Sunday, October 12, 2014

Actual (But Still Lazy) Peaches and Cream Oatmeal

I am literally doing this right now.

Canned peaches might count as cheating, but who cares! There are actual peaches, there is actual cream, and I used old-fashioned dried oats instead of quick oats.


Mark Bittman once said that dry, old-fashioned oats become edible after soaking in liquid for ten minutes. I've done that a few times and have found it to be true, at least according to my own digestive system, which is totally fine with the practice. 

This time, I used boiling water and it worked really well. So take THAT, corn syrup lower fiber instant stuff! You aren't the only option anymore for people who want oatmeal but don't want to clean up afterward. (Apart from the dirty bowl and spoon, and apart from putting the ingredients away again. But other than that!)

Thursday, October 9, 2014

Chicken salad made with freakin' love

MY APP MADE THE TEXT TINY!!! AARGH!!!


Because my partner is not vegetarian, I woke up before 6am and made a truly badass chicken salad to fill sandwiches with, to send to work with him. (He's in the home stretch for Never Alone, which is a video game that my husband works on.)


My sandwich goal was to create something suitably complex and creamy without using mustard, Johnny's seasoning salt, Penzeys Ozark seasoning mix, Old Bay, or Worcestershire sauce, because I use those pretty much every time. Instead, I chopped some celery seeds and cumin seeds, sprinkled in some lemon olive oil, used diced pickles, horseradish powder, powdered paprika (which rhymes with Caprica)...I put a lot of seasoning stuff in the mayonnaise base and it's really freakin' good. Made with freakin' love, is what's what.

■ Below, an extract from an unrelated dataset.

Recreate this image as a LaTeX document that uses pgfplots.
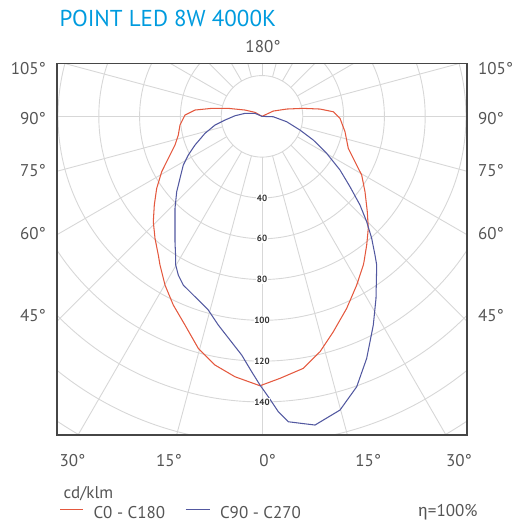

Tillamook smoked white cheddar slices are included, for use as a sandwich topping OR as a side dish. Some little, diced cubes of that cheese are stirred into the chicken salad, too. Not enough to taste overtly, but enough to just make the flavor a little more interesting. When tasting the chicken salad once I was done, each sample tasted slightly different than the sample before it, so I'm confident that every bite of the sandwich that it will become will be unique, and that each bite will compliment, rather than simply mimic, the bites prior to the bite taken. It will tell a story. A story of "oh, hey, that's in there, too!"